Наконец, я уже рассказывал, что я пытался по мере слабых сил служить справедливости, что я увидел, до чего дошла наша промышленная цивилизация задолго до того, как сетования на нее стали общим местом. Всякий, кто не поленится порыться в старых газетах (даже так называемых радикальных) и сравнить то, что писали в них о забастовках, с тем, что мои друзья писали в те же самые дни, убедится, что это не похвальба, а печальная истина. Но если хоть один человек прочитает мою книгу, он увидит, что с самого начала я, ведо мый чутьем, думал о справедливости, свободе и равенстве совсем не так, как другие. Я не воспевал цивилизации. Я защищал свободу маленьких стран и бедных семейств. Однако я сам не знал как следует, что я понимаю под свободой, пока не познакомился с понятием бесконечного достоинства каждой души. Оно было для меня новым, хотя религия, сообщившая мне о нем, насчитывала без малого две тысячи лет. Например, я всегда хотел, и сам не знал почему, чтобы человек безраздельно владел чем‑нибудь, хотя бы своим телом. Может статься, и это у нас отнимут, — уже сейчас на горизонте маячат призраки стерилизации и социальной гигиены. Но я не собираюсь вступать в полемику с научными авторитетами, на моей стороне — один авторитет, и его мне достаточно.
История моей жизни кончается, как всякий детектив: проблемы разрешены, на главный вопрос найден ответ. Тысячи совсем других историй заканчивались так же, как моя, и так же разрешались совсем иные проблемы. Но для меня мой конец — мое начало, как сказал Морис Беринг[10] о Марии Стюарт[11]. Я верю, что есть ключ, открывающий все двери. И как только я подумаю о нем, передо мной встает мое детство, когда дивный дар пяти чувств впервые открылся мне, и я вижу человека на мосту с ключом в руке, которого я увидел в стране чудес папиного театра. Однако теперь я знаю, что тот, кого зовут Pontifex Maximus, строитель мостов, зовется и Claviger, несущий ключи. А получил он эти ключи, чтобы связывать и разрешать, когда рыбачил в далеком захолустье, у маленького, почти тайного моря[12].

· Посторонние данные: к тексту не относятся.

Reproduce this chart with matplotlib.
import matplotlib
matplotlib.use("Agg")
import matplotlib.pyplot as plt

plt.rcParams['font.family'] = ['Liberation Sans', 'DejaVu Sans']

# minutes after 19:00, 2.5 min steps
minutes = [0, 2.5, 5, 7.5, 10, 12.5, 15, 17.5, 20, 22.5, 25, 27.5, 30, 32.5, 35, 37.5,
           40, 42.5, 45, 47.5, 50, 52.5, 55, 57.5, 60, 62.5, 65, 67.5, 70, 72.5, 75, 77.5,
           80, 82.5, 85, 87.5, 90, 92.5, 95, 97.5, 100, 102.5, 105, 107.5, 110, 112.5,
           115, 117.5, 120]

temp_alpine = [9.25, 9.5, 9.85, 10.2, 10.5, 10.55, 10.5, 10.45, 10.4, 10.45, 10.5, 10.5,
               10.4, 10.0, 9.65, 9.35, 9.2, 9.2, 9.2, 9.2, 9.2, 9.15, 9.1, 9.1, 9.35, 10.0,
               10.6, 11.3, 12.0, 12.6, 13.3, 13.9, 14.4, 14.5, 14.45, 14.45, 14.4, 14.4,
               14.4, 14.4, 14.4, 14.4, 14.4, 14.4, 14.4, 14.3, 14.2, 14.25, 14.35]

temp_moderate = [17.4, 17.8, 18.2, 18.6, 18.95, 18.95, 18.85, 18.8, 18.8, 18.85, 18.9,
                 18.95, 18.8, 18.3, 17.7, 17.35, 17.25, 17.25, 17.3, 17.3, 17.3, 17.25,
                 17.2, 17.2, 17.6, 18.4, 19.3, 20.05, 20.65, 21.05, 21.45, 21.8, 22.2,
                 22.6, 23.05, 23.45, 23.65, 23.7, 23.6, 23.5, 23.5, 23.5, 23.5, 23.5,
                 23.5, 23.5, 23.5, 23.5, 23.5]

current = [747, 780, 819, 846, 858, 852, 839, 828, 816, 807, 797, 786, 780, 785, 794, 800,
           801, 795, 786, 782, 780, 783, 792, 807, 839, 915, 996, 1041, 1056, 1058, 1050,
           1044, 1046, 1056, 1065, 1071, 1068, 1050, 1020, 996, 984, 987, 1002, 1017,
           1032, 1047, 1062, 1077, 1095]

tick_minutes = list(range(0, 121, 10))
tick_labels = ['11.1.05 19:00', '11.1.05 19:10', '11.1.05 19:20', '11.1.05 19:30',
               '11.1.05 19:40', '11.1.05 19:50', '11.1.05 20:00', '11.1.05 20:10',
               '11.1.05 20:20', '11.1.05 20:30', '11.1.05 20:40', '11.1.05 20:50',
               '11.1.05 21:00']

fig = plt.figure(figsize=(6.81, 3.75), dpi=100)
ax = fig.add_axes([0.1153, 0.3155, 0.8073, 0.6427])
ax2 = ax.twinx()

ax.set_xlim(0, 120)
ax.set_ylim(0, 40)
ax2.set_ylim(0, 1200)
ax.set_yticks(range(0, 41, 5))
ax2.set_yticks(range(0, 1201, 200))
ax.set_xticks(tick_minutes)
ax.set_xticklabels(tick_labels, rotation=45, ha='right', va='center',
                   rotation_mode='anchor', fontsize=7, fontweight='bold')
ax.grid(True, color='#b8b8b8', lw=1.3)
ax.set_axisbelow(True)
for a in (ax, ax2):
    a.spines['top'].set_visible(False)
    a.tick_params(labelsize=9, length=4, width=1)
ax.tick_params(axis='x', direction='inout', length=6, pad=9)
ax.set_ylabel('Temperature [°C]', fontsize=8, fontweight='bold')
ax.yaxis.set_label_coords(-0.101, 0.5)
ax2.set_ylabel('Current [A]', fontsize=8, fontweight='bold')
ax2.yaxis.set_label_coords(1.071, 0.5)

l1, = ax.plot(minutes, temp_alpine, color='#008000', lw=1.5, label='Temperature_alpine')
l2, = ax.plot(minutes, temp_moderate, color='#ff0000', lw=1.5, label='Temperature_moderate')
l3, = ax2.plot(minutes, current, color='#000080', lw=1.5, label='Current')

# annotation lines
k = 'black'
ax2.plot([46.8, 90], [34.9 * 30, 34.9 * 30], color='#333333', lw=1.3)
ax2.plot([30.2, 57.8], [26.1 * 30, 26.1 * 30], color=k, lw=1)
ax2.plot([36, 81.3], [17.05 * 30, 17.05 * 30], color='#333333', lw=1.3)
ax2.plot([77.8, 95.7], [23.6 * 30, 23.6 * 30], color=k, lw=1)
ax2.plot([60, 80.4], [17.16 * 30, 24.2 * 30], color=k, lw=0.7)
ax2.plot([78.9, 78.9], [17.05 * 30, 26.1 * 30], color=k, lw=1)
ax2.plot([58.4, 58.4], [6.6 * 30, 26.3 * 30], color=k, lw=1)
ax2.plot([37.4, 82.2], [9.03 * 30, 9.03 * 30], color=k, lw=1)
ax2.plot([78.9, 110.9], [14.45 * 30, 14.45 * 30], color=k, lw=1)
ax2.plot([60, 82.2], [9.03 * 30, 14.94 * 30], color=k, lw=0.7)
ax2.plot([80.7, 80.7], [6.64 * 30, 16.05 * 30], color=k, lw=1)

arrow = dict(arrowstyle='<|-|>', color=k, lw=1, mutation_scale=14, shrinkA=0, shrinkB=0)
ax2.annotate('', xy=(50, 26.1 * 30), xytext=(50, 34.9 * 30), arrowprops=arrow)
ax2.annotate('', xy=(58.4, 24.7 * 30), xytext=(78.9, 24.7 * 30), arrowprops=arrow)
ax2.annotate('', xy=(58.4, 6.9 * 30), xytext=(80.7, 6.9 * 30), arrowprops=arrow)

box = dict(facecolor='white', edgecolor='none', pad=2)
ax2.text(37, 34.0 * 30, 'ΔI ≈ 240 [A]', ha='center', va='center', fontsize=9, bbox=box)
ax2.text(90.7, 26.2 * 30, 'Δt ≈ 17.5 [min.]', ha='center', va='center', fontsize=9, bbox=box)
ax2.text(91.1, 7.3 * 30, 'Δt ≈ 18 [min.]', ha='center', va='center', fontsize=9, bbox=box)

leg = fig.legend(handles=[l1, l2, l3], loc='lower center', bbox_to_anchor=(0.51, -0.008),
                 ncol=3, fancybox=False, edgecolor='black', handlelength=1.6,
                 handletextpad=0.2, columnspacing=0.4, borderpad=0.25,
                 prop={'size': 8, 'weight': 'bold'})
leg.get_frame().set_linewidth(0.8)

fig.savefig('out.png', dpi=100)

[1] Когда само небо раскололось от одной высокомерной усмешки — Честертон намекает на христианское предание о восстании Сатаны против Бога.

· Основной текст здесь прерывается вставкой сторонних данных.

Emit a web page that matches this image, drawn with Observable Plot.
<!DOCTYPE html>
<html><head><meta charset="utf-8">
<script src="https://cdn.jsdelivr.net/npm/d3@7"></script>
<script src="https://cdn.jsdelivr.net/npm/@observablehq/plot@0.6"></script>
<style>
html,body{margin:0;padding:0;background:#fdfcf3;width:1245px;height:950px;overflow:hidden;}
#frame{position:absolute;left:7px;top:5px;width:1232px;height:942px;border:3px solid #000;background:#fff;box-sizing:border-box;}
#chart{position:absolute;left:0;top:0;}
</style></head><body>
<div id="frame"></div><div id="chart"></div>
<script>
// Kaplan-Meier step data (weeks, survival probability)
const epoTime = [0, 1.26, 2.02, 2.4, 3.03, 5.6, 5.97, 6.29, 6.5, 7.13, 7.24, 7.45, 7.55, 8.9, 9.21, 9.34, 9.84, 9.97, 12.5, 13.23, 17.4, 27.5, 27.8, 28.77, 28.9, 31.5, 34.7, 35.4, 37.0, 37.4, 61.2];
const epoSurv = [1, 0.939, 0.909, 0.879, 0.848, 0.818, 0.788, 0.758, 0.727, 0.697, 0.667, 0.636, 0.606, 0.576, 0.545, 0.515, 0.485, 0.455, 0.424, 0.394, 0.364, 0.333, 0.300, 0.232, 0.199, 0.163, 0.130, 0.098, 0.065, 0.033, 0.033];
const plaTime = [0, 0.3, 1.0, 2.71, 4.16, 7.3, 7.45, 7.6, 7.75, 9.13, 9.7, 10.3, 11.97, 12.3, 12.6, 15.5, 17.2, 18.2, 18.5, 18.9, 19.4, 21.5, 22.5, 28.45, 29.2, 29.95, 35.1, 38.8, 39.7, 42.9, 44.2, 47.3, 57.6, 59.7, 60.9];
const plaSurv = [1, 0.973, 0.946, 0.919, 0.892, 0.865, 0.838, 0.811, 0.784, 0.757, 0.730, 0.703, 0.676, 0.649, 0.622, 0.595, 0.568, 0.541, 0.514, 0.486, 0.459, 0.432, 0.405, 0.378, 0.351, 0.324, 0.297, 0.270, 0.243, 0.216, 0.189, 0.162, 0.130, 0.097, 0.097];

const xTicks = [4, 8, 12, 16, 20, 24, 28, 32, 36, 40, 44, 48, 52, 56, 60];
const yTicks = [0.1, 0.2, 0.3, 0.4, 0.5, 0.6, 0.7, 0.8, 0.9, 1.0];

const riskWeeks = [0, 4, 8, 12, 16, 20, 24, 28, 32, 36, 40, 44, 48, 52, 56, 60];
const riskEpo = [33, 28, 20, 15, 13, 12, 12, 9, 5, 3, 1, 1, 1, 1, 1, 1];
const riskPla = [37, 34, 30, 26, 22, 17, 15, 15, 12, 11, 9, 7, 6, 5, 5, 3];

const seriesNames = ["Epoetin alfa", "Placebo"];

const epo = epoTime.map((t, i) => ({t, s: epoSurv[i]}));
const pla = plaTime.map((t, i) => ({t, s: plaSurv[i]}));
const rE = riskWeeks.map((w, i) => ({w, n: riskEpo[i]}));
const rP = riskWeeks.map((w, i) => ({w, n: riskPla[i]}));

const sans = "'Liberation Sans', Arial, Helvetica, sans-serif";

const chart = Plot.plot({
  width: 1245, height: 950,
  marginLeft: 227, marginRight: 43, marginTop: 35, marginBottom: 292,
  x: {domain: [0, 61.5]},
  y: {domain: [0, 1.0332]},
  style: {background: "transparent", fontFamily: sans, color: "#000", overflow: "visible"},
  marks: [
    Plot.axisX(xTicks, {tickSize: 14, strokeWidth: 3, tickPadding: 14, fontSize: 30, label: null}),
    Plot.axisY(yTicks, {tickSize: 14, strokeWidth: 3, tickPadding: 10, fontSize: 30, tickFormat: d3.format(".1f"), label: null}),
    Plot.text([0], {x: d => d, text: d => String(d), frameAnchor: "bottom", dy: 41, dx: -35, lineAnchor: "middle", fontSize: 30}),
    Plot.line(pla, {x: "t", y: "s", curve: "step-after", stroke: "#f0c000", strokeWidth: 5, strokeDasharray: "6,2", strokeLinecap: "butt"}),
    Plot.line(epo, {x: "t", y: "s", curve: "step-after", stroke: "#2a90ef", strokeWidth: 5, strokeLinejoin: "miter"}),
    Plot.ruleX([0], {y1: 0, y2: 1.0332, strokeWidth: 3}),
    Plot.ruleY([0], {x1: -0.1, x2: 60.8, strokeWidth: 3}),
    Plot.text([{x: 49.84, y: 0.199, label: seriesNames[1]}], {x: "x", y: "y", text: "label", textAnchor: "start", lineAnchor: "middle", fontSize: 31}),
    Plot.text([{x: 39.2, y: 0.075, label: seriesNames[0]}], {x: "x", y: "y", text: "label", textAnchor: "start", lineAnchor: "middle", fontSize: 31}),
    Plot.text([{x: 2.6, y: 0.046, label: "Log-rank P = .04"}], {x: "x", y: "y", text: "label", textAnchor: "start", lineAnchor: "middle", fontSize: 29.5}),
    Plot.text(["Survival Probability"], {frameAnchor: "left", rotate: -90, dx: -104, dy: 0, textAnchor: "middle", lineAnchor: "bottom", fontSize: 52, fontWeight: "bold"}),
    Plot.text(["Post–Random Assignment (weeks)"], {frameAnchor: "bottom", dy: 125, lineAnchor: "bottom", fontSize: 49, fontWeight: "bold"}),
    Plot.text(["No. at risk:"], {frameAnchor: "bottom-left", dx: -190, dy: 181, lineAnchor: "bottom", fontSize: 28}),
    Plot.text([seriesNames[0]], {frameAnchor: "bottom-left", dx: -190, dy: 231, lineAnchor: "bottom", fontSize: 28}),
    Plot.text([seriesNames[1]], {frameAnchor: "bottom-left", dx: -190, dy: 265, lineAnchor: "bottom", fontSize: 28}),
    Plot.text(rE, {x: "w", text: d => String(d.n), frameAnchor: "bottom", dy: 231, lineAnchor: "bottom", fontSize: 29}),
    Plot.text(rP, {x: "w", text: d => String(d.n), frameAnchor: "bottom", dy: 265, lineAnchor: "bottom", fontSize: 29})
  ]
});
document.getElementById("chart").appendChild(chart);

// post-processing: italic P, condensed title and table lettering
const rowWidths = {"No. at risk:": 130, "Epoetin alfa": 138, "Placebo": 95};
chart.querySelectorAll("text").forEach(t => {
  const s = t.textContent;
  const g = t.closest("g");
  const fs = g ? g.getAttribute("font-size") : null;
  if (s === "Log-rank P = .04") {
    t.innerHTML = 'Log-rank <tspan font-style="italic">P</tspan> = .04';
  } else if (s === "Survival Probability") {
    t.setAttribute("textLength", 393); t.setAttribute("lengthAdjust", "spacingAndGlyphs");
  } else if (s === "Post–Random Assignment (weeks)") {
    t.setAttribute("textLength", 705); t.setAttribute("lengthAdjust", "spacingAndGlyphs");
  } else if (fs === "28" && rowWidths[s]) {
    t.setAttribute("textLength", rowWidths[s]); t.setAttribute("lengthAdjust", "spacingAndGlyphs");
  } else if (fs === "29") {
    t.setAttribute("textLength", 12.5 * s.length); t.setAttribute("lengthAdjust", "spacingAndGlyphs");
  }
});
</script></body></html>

[2] Где двое или трое собрались хотя бы во имя свое — аллюзия на слова Христа: «где двое или трое собраны во имя Мое, там Я посреди них» (Мф. XVIII, 20).
[3] Танталовы муки — Тантал — персонаж греческого мифа, наказанный за гордыню. Стоя по шею в воде и почти дотрагиваясь до свисающих над его головой плодов, он все же не может до них дотянуться и вечно страдает от голода и жажды.
[4] Хрустальный дворец — огромный павильон в Лондоне, построенный для выставки в 1851 г . Честертон упоминает его в начале своей автобиографии (См. «Человек с золотым ключом» // Г. К. Честертон. Писатель в газете. М., 1984).
[5] Мальчишеская книга стихов — «Дикий рыцарь» (1900).
[6] Сэлфридж Гордон Хэрри — также известный владелец многих магазинов.
[7] Вулворт Франк (1852—1919) — американский торговец, открывший сеть дешевых магазинов.
[8] «Что есть человек, что Ты помнишь его?» — Пс. VIII, 5.
[9] Бирбом Макс (1872—1936) — английский писатель, критик и карикатурист, друг Честертона.
[10] Беринг Морис (1874—1941) — английский писатель, друг Честертона.
[11] Мария Стюарт (1542—1587) — шотландская королева, претендовала также на английский престол. По обвинению в участии в заговоре была казнена.
[12] «PontifexMaximus» («Великий понтифик») — титул главы римских жрецов, перешедший к папе. О связи этого титула с мостом см. прим. к с. 49. Ключи (знак церковной власти) вручены апостолу Петру, который до обращения был рыбаком.